In Provincetown, a brouhaha is bubbling over changes planned for two local theaters
The proposed name spurred immediate controversy in theater circles. The legendary playwright Eugene O'Neill, who is considered the father of American drama, wrote and produced some of his seminal early work as a member of the Provincetown Players, a vital but short-lived (1916-1922) ensemble founded in Provincetown by playwright Susan Glaspell and her husband, George Cram Cook.
An early feminist and Pulitzer Prize-winning writer, Glaspell remained fiercely protective of the company's legacy until her death in 1948, furiously opposing plans for resurrections of the theater company or its name. The Provincetown Players, Glaspell insisted, provided an alternative to Broadway at a crucial time, encouraging a creative outburst that produced the first original, noncommercial American drama. When O'Neill started an offshoot of the Provincetown Players in 1923 in the company's second home on MacDougal Street in New York, Glaspell insisted that the fledgling company come up with an original name, which the Experimental Theatre did.

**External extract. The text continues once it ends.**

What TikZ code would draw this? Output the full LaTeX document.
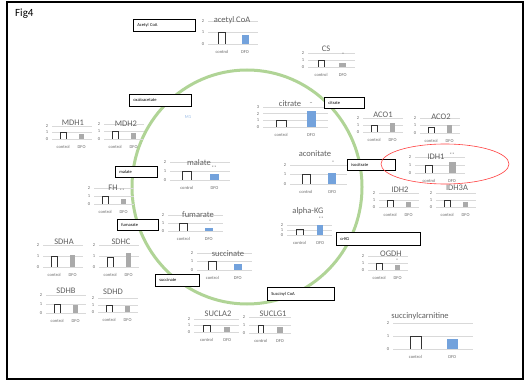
\documentclass[tikz,border=0pt]{standalone}
\usepackage{fontspec}
\setmainfont{Carlito}
\definecolor{ringgreen}{RGB}{176,212,150}
\definecolor{xlblue}{RGB}{115,162,220}
\definecolor{xlgray}{RGB}{170,170,170}
\definecolor{ttlgray}{RGB}{95,95,95}
\newcommand{\mchart}[8]{%
  \pgfmathsetmacro\mcA{#2+0.28*#4}%
  \pgfmathsetmacro\mcB{#2+0.74*#4}%
  \pgfmathsetmacro\mcW{0.07*#4}%
  \pgfmathsetmacro\mcR{#2+#4}%
  \foreach \k in {0,1,2}{%
    \draw[gline] (#2,{#3-\k*#5}) -- (\mcR,{#3-\k*#5});
    \node[tk] (#1t\k) at ({#2-5},{#3-\k*#5}) {\k};
  }%
  \draw[ctrlbar] ({\mcA-\mcW},#3) -- ({\mcA-\mcW},{#3-#6*#5}) -- ({\mcA+\mcW},{#3-#6*#5}) -- ({\mcA+\mcW},#3);
  \fill[#8] ({\mcB-\mcW},#3) rectangle ({\mcB+\mcW},{#3-#7*#5});
  \node[xl] (#1c) at (\mcA,{#3+8}) {control};
  \node[xl] (#1d) at (\mcB,{#3+8}) {DFO};
}
\tikzset{
  gline/.style={draw=black!15, line width=0.4pt},
  tk/.style={font=\fontsize{4.5}{5}\selectfont, text=black!60, inner sep=0pt},
  xl/.style={font=\fontsize{4.5}{5}\selectfont, text=black!60, inner sep=0pt},
  ttl/.style={font=\fontsize{8.5}{9}\selectfont, text=ttlgray, inner sep=0pt},
  star/.style={font=\fontsize{5}{6}\selectfont, text=black!60, inner sep=0pt},
  ctrlbar/.style={draw=black!80, line width=0.45pt},
  lbox/.style={draw=black, fill=white, line width=0.7pt, inner xsep=4pt, inner ysep=0pt,
    anchor=north west, align=left, font=\fontsize{4.5}{5}\selectfont},
  ring/.style={draw=ringgreen, line width=3pt},
}
\begin{document}
\begin{tikzpicture}[x=1pt,y=-1pt]
\useasboundingbox (0,0) rectangle (525,382);
\draw[line width=1.6pt] (7,2) rectangle (523,379);
\node[anchor=north west, inner sep=0pt, font=\fontsize{11}{12}\selectfont] (fig) at (15,9) {Fig4};
% TCA ring
\draw[ring] (247,187) ellipse [x radius=115pt, y radius=117pt];
\node[font=\fontsize{4.5}{5}\selectfont, text=xlblue!80, inner sep=0pt] (m1) at (188,117) {M1};
% charts: name, x0, y0(baseline), width, unit, ctrl, dfo, colour
\mchart{acc}{208}{44}{50}{11.5}{1}{0.8}{xlblue}
\node[ttl] (accT) at (232,20) {acetyl CoA};
\mchart{cs}{308}{67}{47}{7}{1}{0.6}{xlgray}
\node[ttl] (csT) at (326,49) {CS};
\node[star] (csS) at (343,55) {*};
\mchart{cit}{263}{127}{65}{6.7}{1}{2.4}{xlblue}
\draw[gline] (263,107) -- (328,107);
\node[tk] (citt3) at (258,107) {3};
\node[ttl] (citT) at (290,104) {citrate};
\node[star] (citS) at (311,104) {\textasciitilde};
\mchart{aco1}{363}{132}{40}{7}{1}{1.3}{xlgray}
\node[ttl] (aco1T) at (383,115) {ACO1};
\mchart{aco2}{420}{133}{40}{7.5}{0.8}{1}{xlgray}
\node[ttl] (aco2T) at (441,117) {ACO2};
\mchart{idh1}{415}{173}{50}{8}{1}{1.4}{xlgray}
\node[ttl] (idh1T) at (436,157) {IDH1};
\node[star] (idh1S) at (452,155) {**};
\mchart{idh2}{379}{207}{40}{7}{1}{0.7}{xlgray}
\node[ttl] (idh2T) at (400,190) {IDH2};
\mchart{idh3}{436}{207}{40}{7}{1}{0.7}{xlgray}
\node[ttl] (idh3T) at (457,188) {IDH3A};
\mchart{acon}{290}{184}{57}{9.5}{1}{1.2}{xlblue}
\node[ttl] (aconT) at (315,154) {aconitate};
\node[star] (aconS) at (333,163) {*};
\mchart{akg}{287}{235}{45}{5}{1.2}{2}{xlblue}
\node[ttl] (akgT) at (308,211) {alpha-KG};
\node[star] (akgS) at (321,219) {**};
\mchart{ogdh}{368}{270}{40}{7}{1}{0.7}{xlgray}
\node[ttl] (ogdhT) at (391,254) {OGDH};
\node[star] (ogdhS) at (397,261) {*};
\mchart{scar}{393}{349}{80}{13}{1}{0.8}{xlblue}
\node[ttl] (scarT) at (420,316) {succinylcarnitine};
\mchart{sucla}{194}{332}{45}{6.5}{1}{0.8}{xlgray}
\node[ttl] (suclaT) at (218,314) {SUCLA2};
\mchart{suclg}{249}{333}{42}{8}{1}{0.7}{xlgray}
\node[ttl] (suclgT) at (273,314) {SUCLG1};
\mchart{succ}{197}{270}{55}{8.5}{1}{0.75}{xlblue}
\node[ttl] (succT) at (228,254) {succinate};
\mchart{fum}{168}{231}{55}{8}{1}{0.4}{xlblue}
\node[ttl] (fumT) at (198,215) {fumarate};
\node[star] (fumS) at (210,222) {*};
\mchart{mal}{170}{180}{60}{9}{1}{0.7}{xlblue}
\node[ttl] (malT) at (199,163) {malate};
\node[star] (malS) at (214,168) {**};
\mchart{fh}{94}{204}{40}{8}{1}{0.6}{xlgray}
\node[ttl] (fhT) at (113,188) {FH};
\node[star] (fhS) at (122,191) {**};
\mchart{mdh1}{52}{139}{40}{6.5}{1}{0.8}{xlgray}
\node[ttl] (mdh1T) at (73,123) {MDH1};
\mchart{mdh2}{104}{139}{40}{7.5}{1}{0.8}{xlgray}
\node[ttl] (mdh2T) at (126,124) {MDH2};
\mchart{sdha}{43}{267}{40}{11}{1}{1.1}{xlgray}
\node[ttl] (sdhaT) at (64,242) {SDHA};
\mchart{sdhc}{99}{267}{40}{11}{0.9}{1.3}{xlgray}
\node[ttl] (sdhcT) at (121,242) {SDHC};
\mchart{sdhb}{46}{313}{40}{9}{1}{0.9}{xlgray}
\node[ttl] (sdhbT) at (66,291) {SDHB};
\mchart{sdhd}{98}{312}{40}{7}{1}{0.8}{xlgray}
\node[ttl] (sdhdT) at (113,292) {SDHD};
% metabolite label boxes
\node[lbox, text width=54pt, minimum height=12pt] (bacc) at (133,19) {Acetyl CoA};
\node[lbox, text width=54pt, minimum height=12pt] (boaa) at (129,94) {oxaloacetate};
\node[lbox, text width=32pt, minimum height=11pt] (bcit) at (324,97) {citrate};
\node[lbox, text width=34pt, minimum height=11pt] (bmal) at (115,166) {malate};
\node[lbox, text width=33pt, minimum height=11pt] (bfum) at (117,219) {fumarate};
\node[lbox, text width=36pt, minimum height=12pt] (bsuc) at (155,274) {succinate};
\node[lbox, text width=59pt, minimum height=13pt] (bscoa) at (267,287) {Succinyl CoA};
\node[lbox, text width=76pt, minimum height=13pt] (bakg) at (336,232) {α-KG};
\node[lbox, text width=40pt, minimum height=11pt] (biso) at (347,159) {isocitrate};
% highlight
\draw[red!75, line width=0.6pt] (445,164) ellipse [x radius=64pt, y radius=20pt];
\end{tikzpicture}
\end{document}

Theater historians such as Gail Cohen and Zander Brietzke, president of the Eugene O'Neill Society, as well as biographers, academics, and descendants of members of the Provincetown Players, including Reuel Wilson, son of Edmund Wilson and Mary McCarthy, have bombarded the two theater companies and the Provincetown Banner newspaper with letters of protest and earnest pleas, urging the new entity to at least call itself the New Provincetown Players.